Bu olay, hem DEAŞ hem de Ahvaz’ın Kurtuluşu için Arap Mücadelesi Hareketi’nin sorumluluğu üstlenmesi bakımından ilginç ve sıradışı değildir. Bilakis asıl ilginç olan, bu saldırıyı düzenleyen saldırganların ya da gelecekte muhtemel başka saldırları düzenleyecek olanların, Ahvaz Araplarından, Kürt, Beluş, Iraklı ya da Lübnanlı olma olasılığıdır. Zira İran, bir gözü açık uyumasını gerektirecek kadar, birçok ulus ve etnik grubun düşmanlığını kazandı. Bu derece önemli bir askeri törende görülen güvenlik açığı, şüphesiz askeri kurumun içinde bulunduğu zayıflığın belirtisidir. ABD de ekonomik baskı araçlarının ordunun içinde bulunduğu bu zayıflığı arttıracağına inanıyor.

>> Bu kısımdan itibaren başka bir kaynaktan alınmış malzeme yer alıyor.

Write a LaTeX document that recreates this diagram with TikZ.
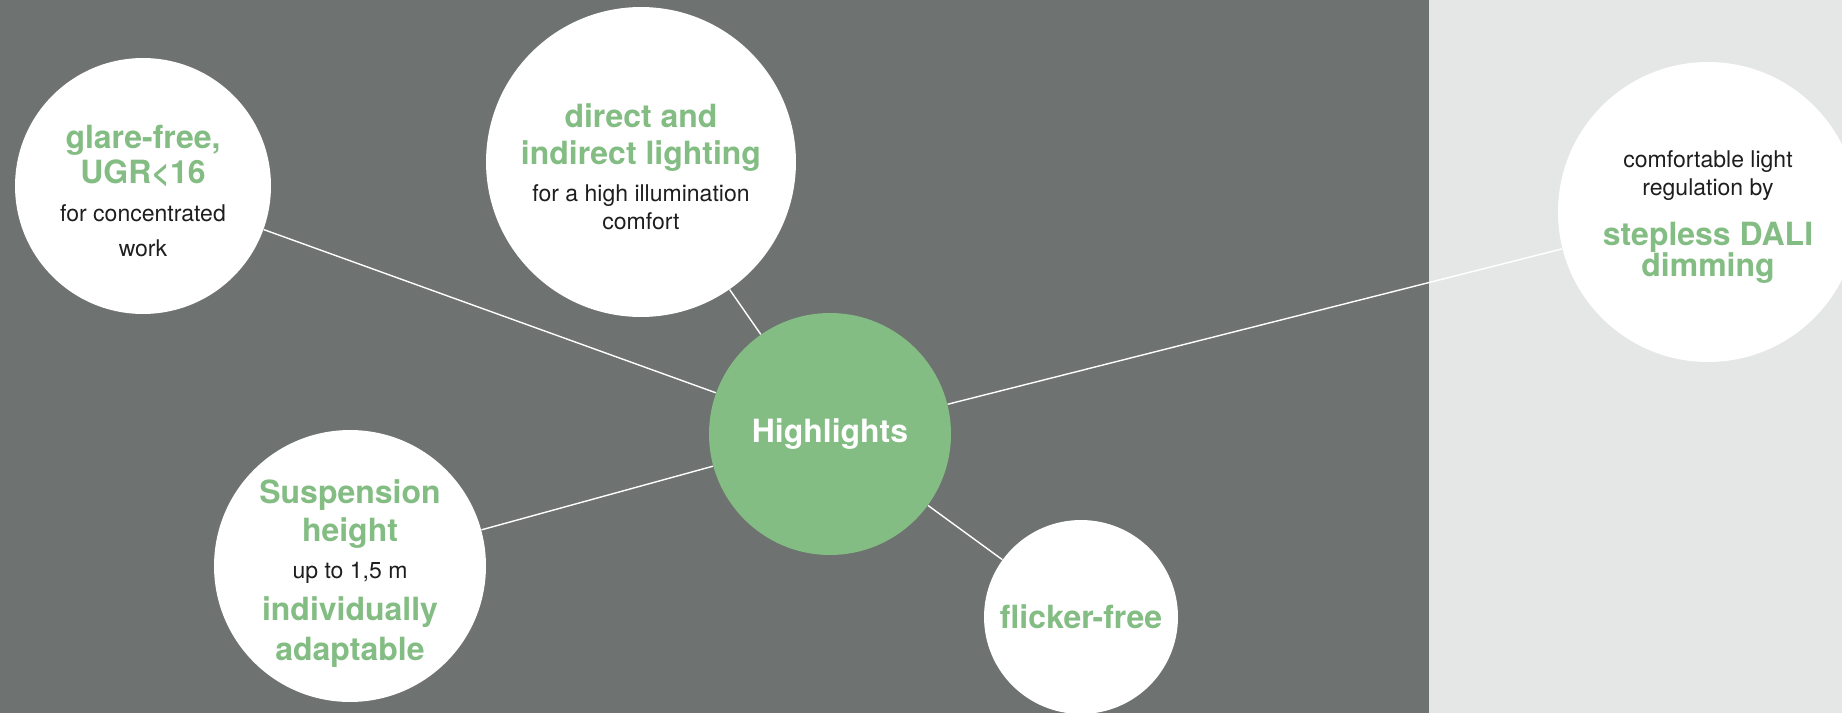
\documentclass[tikz,border=0pt]{standalone}
\usepackage{fontspec}
\setmainfont{TeX Gyre Heros}
\usepackage{xcolor}
\definecolor{slategray}{RGB}{110,114,112}
\definecolor{palegray}{RGB}{229,231,230}
\definecolor{leafgreen}{RGB}{131,189,131}
\definecolor{inkblack}{RGB}{30,30,30}
\usepackage{tikz}
\newcommand{\keytext}[1]{{\fontsize{18.2pt}{21pt}\selectfont\bfseries\color{leafgreen}#1}}
\tikzset{
  bubble/.style={circle,fill=white,inner sep=0pt},
  blurb/.style={align=center,inner sep=0pt,yshift=-0.1cm,text=inkblack,font=\fontsize{13.1pt}{21pt}\selectfont},
  hub/.style={circle,fill=leafgreen,inner sep=0pt,text=white,font=\fontsize{18.2pt}{21pt}\selectfont\bfseries},
  spoke/.style={draw=white,line width=0.8pt}
}

\begin{document}
\begin{tikzpicture}[x=0.02cm,y=-0.02cm]
  % Backdrop
  \useasboundingbox (0,0) rectangle (1842,713);
  \fill[slategray] (0,0) rectangle (1842,713);
  \fill[palegray] (1429,0) rectangle (1842,713);
  \clip (0,0) rectangle (1842,713);

  % Bubbles
  \node[hub,minimum size=4.84cm] (hl) at (830,434) {Highlights};
  \node[bubble,minimum size=5.12cm,
    label={[blurb,font=\fontsize{13.1pt}{20pt}\selectfont]center:{
      \keytext{glare-free,}\\
      \keytext{UGR<16}\\[1.7pt]
      for concentrated\\
      work}}] (glare) at (143,186) {};
  \node[bubble,minimum size=6.2cm,
    label={[blurb]center:{
      \keytext{direct and}\\
      \keytext{indirect lighting}\\
      for a high illumination\\[-5pt]
      comfort}}] (direct) at (641,162) {};
  \node[bubble,minimum size=6cm,
    label={[blurb,font=\fontsize{13.1pt}{17pt}\selectfont]center:{
      comfortable light\\[-1pt]
      regulation by\\[11.7pt]
      \keytext{stepless DALI}\\[-0.8pt]
      \keytext{dimming}}}] (dali) at (1708,212) {};
  \node[bubble,minimum size=5.44cm,
    label={[blurb,yshift=-0.05cm,font=\fontsize{13.1pt}{21.5pt}\selectfont]center:{
      \keytext{Suspension}\\
      \keytext{height}\\
      up to 1,5 m\\[2pt]
      \keytext{individually}\\[1.5pt]
      \keytext{adaptable}}}] (susp) at (350,566) {};
  \node[bubble,minimum size=3.88cm,
    label={[blurb,yshift=0.1cm]center:\keytext{flicker-free}}] (flick) at (1081,617) {};

  % Spokes
  \draw[spoke] (hl) -- (glare);
  \draw[spoke] (hl) -- (direct);
  \draw[spoke] (hl) -- (dali);
  \draw[spoke] (hl) -- (susp);
  \draw[spoke] (hl) -- (flick);
\end{tikzpicture}
\end{document}
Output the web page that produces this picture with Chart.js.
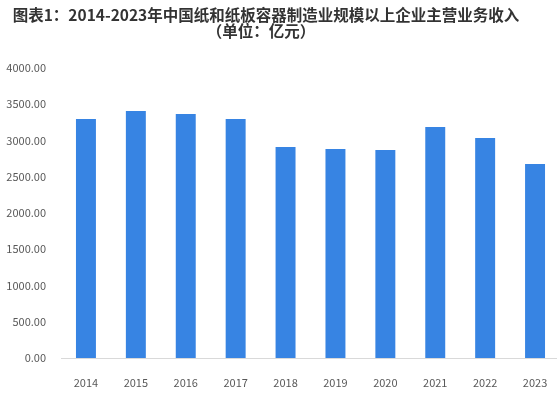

Tek söyleyebileceğimiz, İran’ın, savaş çıkarmaları için Devrim Muhafızları’nı başka ülkelere göndermek yerine, bizzat dini lider tarafından yönetilen bu kurumun, içeride dayanıklı ve sağlam olduğundan emin olması gerektiğidir.

İran hükümeti kolay yolu seçip, Washington’ı saldırganları eğitmek ve silahlandırmakla suçlayabilir. Çünkü o zaman bu durum, iki devlet arasında hali hazırda var olan savaşın bir parçası olarak görülecekti. Ancak ABD, bu konuda İranlılardan daha hızlı ve net davranarak, İran’da ekonomik kriz nedeniyle bir iç güvenlik açığı yaşandığı tahmininde bulundu. Dolayısıyla, eğer gerçekten birinin suçlanması gerekiyorsa, o da aralarında Ahvazlıların da bulunduğu azınlıklara karşı baskı uygulayan ve onları marjinelleştiren, askeri unsurlara karşı olduğu için bu tür saldırıları meşru görmelerini sağlayacak kadar onları provoke eden Velayeti Fakih hükümetidir.